We've endeavored to grab ahold of the teachable moment that the devastating hurricane season of 2005 represents in order to let people know that restoring our coast isn't just about shrimp & redfish, or crawfish & cypress - it's about the very survival of New Orleans and our coastal communities. As the research mounts, demonstrating that every 3.4 miles of intact coastal wetlands a storm travels over knocks down its surge by one foot, it doesn't take overwhelming vision to understand the real, immediate value of these marshes.

Through the home screenings of Louisiana Public Broadcasting and award-winning independent producer Christina Melton's documentary Washing Away: Losing Louisiana, our e-activists helped spread that message.

Here at the GRN, we have a saying: “Protect our wetlands, protect ourselves.” Unfortunately, protecting and restoring these wetlands is a job that’s beyond gutting houses and putting up sheetrock. A few church groups from the Midwest aren’t really going to be able to make a dent in this one. We need to put the Mississippi River, and its fresh water and sediment, to work. We need the river to sustain and rebuild our coast. That’s big engineering. That’s big expense. That’s the federal government and the U.S. Army Corps of Engineers (gulp).

Louisiana coastal experts and the Corps have developed and are further developing the plans to sustain the coast. But plans are cheap – it’s the actual projects and engineering that run to $50 billion. About $2 billion in projects would be authorized by the current Water Resources Development Act (WRDA, say “WurDuh” if you want to sound like a DC insider). The problem dear reader, is that in a hail Mary to recapture the right, President Bush has threatened to veto WRDA, citing its expense. He says pork, we say future of our region. Of course he also once said he would “do whatever it takes” to make New Orleans and South Louisiana rise again.

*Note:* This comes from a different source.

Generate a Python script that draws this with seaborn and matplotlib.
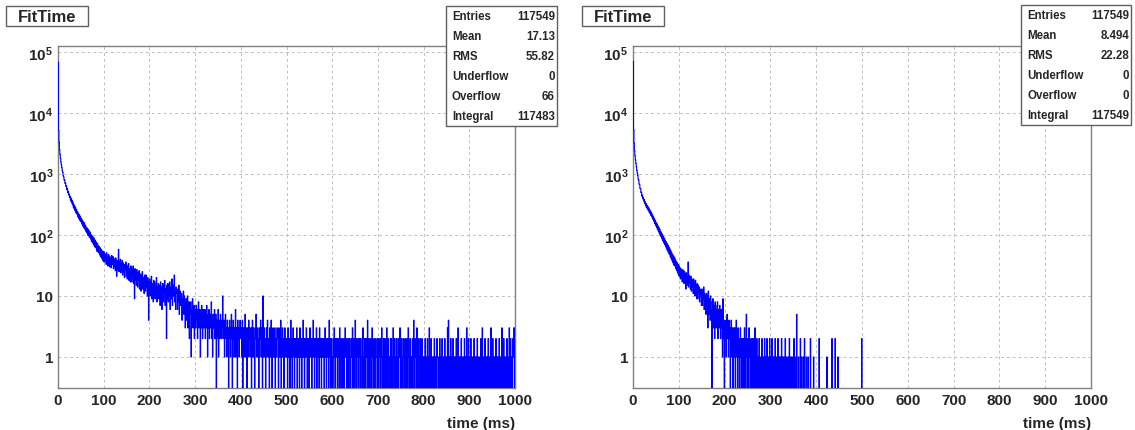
import numpy as np
import matplotlib
matplotlib.use("Agg")
import matplotlib.pyplot as plt
from matplotlib.patches import Rectangle
from matplotlib.ticker import LogLocator, MultipleLocator, NullFormatter
import seaborn as sns

# FitTime histograms, counts per 1 ms bin
left_000 = [
    68214, 5187, 3312, 2498, 2087, 1793, 1571, 1402, 1266, 1131, 1061, 928, 903, 801, 792, 702, 711, 622, 634, 551,
    571, 498, 519, 452, 470, 411, 431, 372, 399, 341, 371, 318, 344, 289, 316, 268, 297, 249, 278, 231,
    258, 219, 241, 199, 228, 187, 214, 175, 203, 166, 189, 162, 151, 176, 140, 163, 131, 158, 149, 122,
    141, 114, 133, 108, 127, 99, 121, 117, 92, 112, 108, 86, 101, 78, 97, 75, 93, 71, 89, 66,
    83, 63, 79, 61, 75, 54, 71, 66, 51, 65, 63, 47, 61, 44, 58, 42, 55, 39, 53, 37,
]
left_100 = [
    53, 36, 49, 38, 47, 33, 51, 37, 44, 31, 48, 34, 45, 30, 43, 36, 29, 46, 33, 40,
    44, 28, 41, 31, 39, 26, 42, 30, 21, 38, 27, 37, 58, 25, 36, 29, 40, 24, 34, 27,
    38, 22, 35, 25, 33, 20, 31, 27, 36, 21, 32, 19, 30, 23, 34, 18, 28, 25, 17, 31,
    29, 17, 27, 20, 31, 16, 26, 9, 28, 18, 25, 15, 27, 19, 14, 24, 18, 26, 13, 22,
    23, 12, 21, 16, 25, 13, 20, 15, 11, 22, 19, 12, 22, 14, 18, 10, 20, 13, 4, 17,
]
left_200 = [
    19, 10, 17, 12, 21, 9, 16, 13, 8, 18, 11, 17, 9, 15, 12, 20, 8, 14, 10, 16,
    9, 15, 11, 7, 17, 10, 14, 6, 13, 16, 8, 14, 11, 18, 7, 13, 10, 2, 15, 9,
    16, 8, 13, 10, 17, 6, 12, 14, 9, 19, 7, 13, 10, 15, 22, 8, 12, 6, 14, 11,
    13, 6, 11, 8, 15, 5, 10, 12, 7, 9, 11, 4, 9, 7, 12, 5, 10, 6, 3, 8,
    9, 4, 7, 10, 3, 6, 8, 2, 7, 5, 8, 1, 6, 4, 9, 3, 5, 7, 2, 6,
]
left_300 = [
    5, 3, 7, 4, 6, 2, 5, 8, 3, 4, 6, 1, 5, 3, 7, 4, 2, 6, 5, 3,
    4, 6, 2, 5, 3, 7, 4, 1, 5, 3, 6, 2, 4, 5, 3, 8, 2, 4, 1, 5,
    3, 4, 6, 2, 3, 5, 0, 4, 2, 3, 6, 1, 4, 3, 2, 5, 3, 4, 2, 3,
    10, 3, 2, 4, 1, 3, 5, 2, 3, 1, 4, 2, 3, 0, 2, 4, 3, 1, 2, 5,
    2, 0, 3, 4, 2, 1, 3, 2, 6, 1, 3, 2, 0, 4, 2, 3, 1, 2, 4, 3,
]
left_400 = [
    2, 3, 1, 4, 0, 2, 3, 1, 2, 5, 1, 3, 2, 0, 3, 2, 1, 4, 2, 3,
    1, 2, 3, 0, 2, 4, 1, 3, 2, 1, 0, 3, 2, 5, 1, 2, 3, 1, 2, 0,
    3, 1, 2, 4, 2, 1, 3, 0, 10, 2, 1, 3, 2, 1, 0, 2, 3, 1, 4, 2,
    1, 2, 0, 3, 1, 2, 4, 1, 0, 2, 3, 1, 2, 1, 3, 0, 2, 1, 2, 3,
    2, 1, 0, 3, 1, 2, 1, 4, 0, 2, 1, 3, 1, 2, 0, 1, 3, 2, 1, 2,
]
left_500 = [
    1, 2, 0, 3, 1, 2, 1, 0, 2, 4, 1, 2, 0, 1, 3, 2, 1, 0, 2, 1,
    2, 1, 3, 0, 1, 2, 1, 2, 0, 3, 1, 2, 1, 0, 2, 1, 4, 1, 2, 0,
    1, 2, 1, 3, 2, 0, 1, 2, 1, 0, 2, 3, 1, 1, 2, 0, 1, 2, 4, 1,
    2, 0, 1, 2, 1, 3, 0, 2, 1, 1, 2, 0, 3, 1, 2, 1, 0, 2, 1, 2,
    1, 2, 0, 1, 3, 1, 2, 0, 2, 1, 1, 2, 0, 4, 1, 2, 1, 0, 2, 1,
]
left_600 = [
    1, 0, 2, 1, 3, 1, 0, 2, 1, 1, 2, 0, 1, 2, 1, 0, 3, 1, 2, 0,
    1, 2, 1, 0, 1, 2, 0, 1, 3, 1, 2, 1, 0, 1, 2, 1, 0, 2, 1, 1,
    0, 2, 1, 1, 3, 0, 1, 2, 1, 0, 4, 1, 2, 0, 1, 1, 2, 0, 1, 2,
    1, 0, 2, 1, 1, 0, 2, 3, 1, 0, 1, 2, 1, 0, 2, 1, 1, 4, 0, 1,
    2, 1, 0, 1, 2, 1, 0, 3, 1, 1, 0, 2, 1, 0, 1, 2, 1, 1, 0, 2,
]
left_700 = [
    1, 0, 2, 1, 1, 0, 2, 1, 3, 0, 1, 1, 2, 0, 1, 2, 1, 0, 1, 3,
    0, 1, 2, 1, 0, 1, 1, 2, 0, 2, 1, 0, 1, 3, 1, 0, 2, 1, 1, 0,
    2, 1, 0, 1, 2, 0, 1, 1, 3, 1, 0, 2, 1, 0, 1, 2, 1, 0, 1, 2,
    1, 0, 1, 2, 0, 1, 3, 1, 0, 1, 2, 1, 0, 1, 1, 2, 0, 1, 4, 1,
    0, 2, 1, 1, 0, 3, 1, 0, 2, 1, 1, 0, 2, 1, 0, 1, 2, 0, 1, 1,
]
left_800 = [
    0, 1, 0, 2, 1, 0, 0, 1, 2, 0, 1, 0, 3, 1, 0, 0, 2, 1, 0, 1,
    1, 0, 0, 2, 1, 0, 1, 0, 0, 2, 1, 1, 0, 0, 1, 2, 0, 1, 0, 0,
    2, 1, 0, 0, 1, 0, 2, 0, 1, 0, 0, 1, 3, 0, 4, 1, 0, 1, 0, 2,
    0, 1, 0, 0, 2, 1, 0, 1, 0, 0, 1, 2, 0, 1, 0, 3, 0, 1, 0, 1,
    1, 0, 2, 0, 0, 1, 1, 0, 0, 2, 0, 1, 0, 1, 3, 0, 0, 1, 2, 0,
]
left_900 = [
    0, 1, 0, 2, 1, 0, 0, 1, 0, 0, 2, 1, 0, 1, 0, 0, 1, 2, 0, 1,
    1, 0, 0, 1, 0, 2, 0, 1, 3, 0, 0, 1, 0, 1, 2, 0, 0, 1, 0, 1,
    0, 2, 0, 1, 0, 0, 1, 3, 0, 1, 0, 2, 0, 0, 1, 0, 1, 0, 2, 0,
    1, 0, 1, 0, 0, 2, 1, 0, 0, 1, 0, 3, 0, 1, 0, 2, 0, 0, 1, 0,
    0, 1, 2, 0, 1, 0, 0, 3, 1, 0, 2, 0, 1, 0, 0, 2, 1, 3, 3, 0,
]

right_000 = [
    70123, 5342, 3187, 2401, 1986, 1702, 1489, 1297, 1148, 1032, 951, 822, 791, 680, 671, 578, 577, 496, 502, 431,
    449, 392, 412, 359, 381, 331, 351, 303, 326, 281, 306, 268, 291, 252, 276, 236, 259, 224, 244, 208,
    229, 196, 213, 181, 199, 168, 186, 154, 174, 143, 161, 134, 152, 124, 141, 115, 132, 106, 124, 99,
    114, 93, 107, 86, 100, 80, 94, 74, 88, 69, 82, 64, 77, 59, 72, 55, 68, 51, 63, 48,
    59, 44, 55, 41, 51, 38, 48, 35, 45, 32, 43, 31, 40, 28, 37, 26, 35, 24, 33, 22,
]
right_100 = [
    31, 21, 29, 19, 28, 20, 26, 17, 27, 18, 26, 16, 25, 18, 23, 13, 24, 17, 21, 15,
    36, 14, 22, 16, 20, 13, 21, 12, 19, 14, 18, 11, 19, 13, 17, 10, 18, 12, 15, 9,
    16, 9, 15, 11, 14, 8, 13, 10, 12, 7, 13, 7, 12, 9, 14, 6, 11, 8, 10, 5,
    11, 6, 10, 3, 12, 5, 9, 7, 4, 10, 8, 4, 0, 6, 9, 3, 7, 5, 2, 8,
    7, 3, 6, 4, 8, 2, 5, 6, 3, 7, 4, 2, 6, 3, 5, 1, 9, 2, 4, 0,
]
right_200 = [
    3, 2, 4, 1, 3, 5, 2, 3, 1, 4, 2, 3, 0, 2, 4, 1, 3, 2, 0, 3,
    2, 1, 3, 0, 2, 4, 1, 2, 0, 3, 1, 2, 0, 1, 3, 2, 0, 1, 2, 0,
    1, 2, 0, 3, 1, 0, 2, 5, 1, 0, 2, 1, 0, 3, 1, 2, 0, 1, 0, 2,
    1, 0, 2, 1, 0, 1, 3, 0, 1, 0, 2, 1, 0, 1, 0, 2, 1, 0, 0, 1,
    0, 2, 1, 0, 1, 0, 0, 2, 1, 0, 1, 0, 2, 0, 1, 0, 0, 1, 2, 0,
]
right_300 = [
    1, 0, 0, 2, 0, 1, 0, 1, 0, 0, 2, 1, 0, 0, 1, 0, 2, 0, 0, 1,
    0, 1, 0, 0, 2, 0, 1, 0, 0, 1, 0, 0, 2, 0, 1, 0, 0, 0, 1, 0,
    0, 2, 0, 0, 1, 0, 0, 1, 0, 0, 0, 2, 0, 1, 0, 0, 0, 5, 0, 0,
    0, 1, 0, 0, 0, 2, 0, 0, 1, 0, 0, 0, 1, 0, 2, 0, 0, 0, 1, 0,
    0, 0, 1, 0, 0, 0, 0, 2, 0, 0, 0, 0, 0, 0, 1, 0, 0, 0, 0, 0,
]
# the last few isolated entries of the right histogram (time in ms, count)
right_late_time = [406.5, 423.5, 434.5, 441.5, 447.5, 499.5]
right_late_count = [2, 1, 2, 2, 1, 2]

stat_names = ["Entries", "Mean", "RMS", "Underflow", "Overflow", "Integral"]
left_stats = ["117549", "17.13", "55.82", "0", "66", "117483"]
right_stats = ["117549", "8.494", "22.28", "0", "0", "117549"]

x_ticks = list(range(0, 1001, 100))
y_ticks = [1, 10, 100, 1000, 10000, 100000]
y_tick_labels = ["1", "10", r"$\mathbf{10^{2}}$", r"$\mathbf{10^{3}}$",
                 r"$\mathbf{10^{4}}$", r"$\mathbf{10^{5}}$"]

X_RANGE = (0, 1000)
Y_RANGE = (0.31, 1.25e5)
N_BINS = 1000
W, H = 1135, 431
BLUE = "#0000ff"
FRAME = "#808080"

sns.set_style("white")
plt.rcParams["font.family"] = ["Liberation Sans", "DejaVu Sans"]
plt.rcParams["mathtext.fontset"] = "custom"
plt.rcParams["mathtext.rm"] = "Liberation Sans"
plt.rcParams["mathtext.bf"] = "Liberation Sans:bold"
plt.rcParams["path.simplify"] = False


def fx(px):
    return px / W


def fy(py):
    return 1 - py / H


def draw_panel(fig, left_px, right_px, times, counts, stats, title_box, stats_box):
    ax = fig.add_axes([fx(left_px), fy(389), (right_px - left_px) / W, 342 / H])

    sns.histplot(x=times, weights=counts, bins=N_BINS, binrange=X_RANGE,
                 element="step", fill=False, color=BLUE, linewidth=0.8,
                 zorder=3, ax=ax)

    ax.set_yscale("log")
    ax.set_xlim(X_RANGE)
    ax.set_ylim(Y_RANGE)
    ax.set_xticks(x_ticks, [str(v) for v in x_ticks])
    ax.xaxis.set_minor_locator(MultipleLocator(20))
    ax.set_yticks(y_ticks, y_tick_labels)
    ax.yaxis.set_minor_locator(LogLocator(base=10, subs=np.arange(2, 10), numticks=20))
    ax.yaxis.set_minor_formatter(NullFormatter())

    ax.tick_params(axis="both", which="both", direction="in", color=FRAME,
                   labelsize=11, top=False, right=False)
    ax.tick_params(axis="y", which="major", length=10, pad=3.5)
    ax.tick_params(axis="y", which="minor", length=5)
    ax.tick_params(axis="x", which="major", length=7, pad=3.5)
    ax.tick_params(axis="x", which="minor", length=3.5)
    for lab in ax.get_xticklabels() + ax.get_yticklabels():
        lab.set_fontweight("bold")

    ax.grid(True, which="major", linestyle=(0, (3, 3)), color="#c0c0c0", linewidth=0.7)
    for sp in ax.spines.values():
        sp.set_color(FRAME)
        sp.set_linewidth(1.0)

    ax.set_ylabel("")
    ax.set_xlabel("time (ms)", loc="right", fontsize=11, fontweight="bold")
    ax.xaxis.set_label_coords(1.0, -0.083)

    # title box
    tx0, ty0, tx1, ty1 = title_box
    fig.add_artist(Rectangle((fx(tx0), fy(ty1)), (tx1 - tx0) / W, (ty1 - ty0) / H,
                             transform=fig.transFigure, facecolor="white",
                             edgecolor="#606060", linewidth=1.0, zorder=5))
    fig.text(fx((tx0 + tx1) / 2), fy((ty0 + ty1) / 2), "FitTime", ha="center",
             va="center", fontsize=12, fontweight="bold", zorder=6)

    # statistics box
    sx0, sy0, sx1, sy1 = stats_box
    fig.add_artist(Rectangle((fx(sx0), fy(sy1)), (sx1 - sx0) / W, (sy1 - sy0) / H,
                             transform=fig.transFigure, facecolor="white",
                             edgecolor="#606060", linewidth=1.0, zorder=5))
    for i, (name, val) in enumerate(zip(stat_names, stats)):
        row_y = fy(sy0 + 10 + 20 * i)
        fig.text(fx(sx0 + 6), row_y, name, ha="left", va="center",
                 fontsize=8.3, fontweight="bold", zorder=6)
        fig.text(fx(sx1 - 2), row_y, val, ha="right", va="center",
                 fontsize=8.3, fontweight="bold", zorder=6)
    return ax


left_counts = (left_000 + left_100 + left_200 + left_300 + left_400
               + left_500 + left_600 + left_700 + left_800 + left_900)
left_times = np.arange(len(left_counts)) + 0.5

right_dense = right_000 + right_100 + right_200 + right_300
right_times = np.concatenate([np.arange(len(right_dense)) + 0.5, right_late_time])
right_counts = right_dense + right_late_count

fig = plt.figure(figsize=(W / 100, H / 100), dpi=100)
fig.patch.set_facecolor("white")

draw_panel(fig, 58, 515, left_times, left_counts, left_stats,
           (6, 7, 88, 27), (446, 7, 557, 127))
draw_panel(fig, 633, 1091, right_times, right_counts, right_stats,
           (582, 7, 664, 27), (1021, 6, 1131, 126))

fig.savefig("out.png", dpi=100)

We’re faced with a significant political challenge that despite hard work and the best of intentions (let alone federally marked cash in the freezer, a phone number on the DC Madame’s speed dial, and a staggering road home shortfall) Louisiana’s congressional delegation won’t be able to tackle on their own. This is why the home screenings were so critical, and worth the time and effort. We need help from elsewhere. We need your friends and family who think you’re crazy for living here (but clamoring for your guest room during Mardi Gras and Jazz Fest) to clue in their members of Congress and remind the President of his pledge.

Now’s the time to act, as Congress is just getting back from their August recess and we really need them to pass WRDA in the Senate and work to override the President’s veto, or we simply kiss New Orleans and South Louisiana goodbye.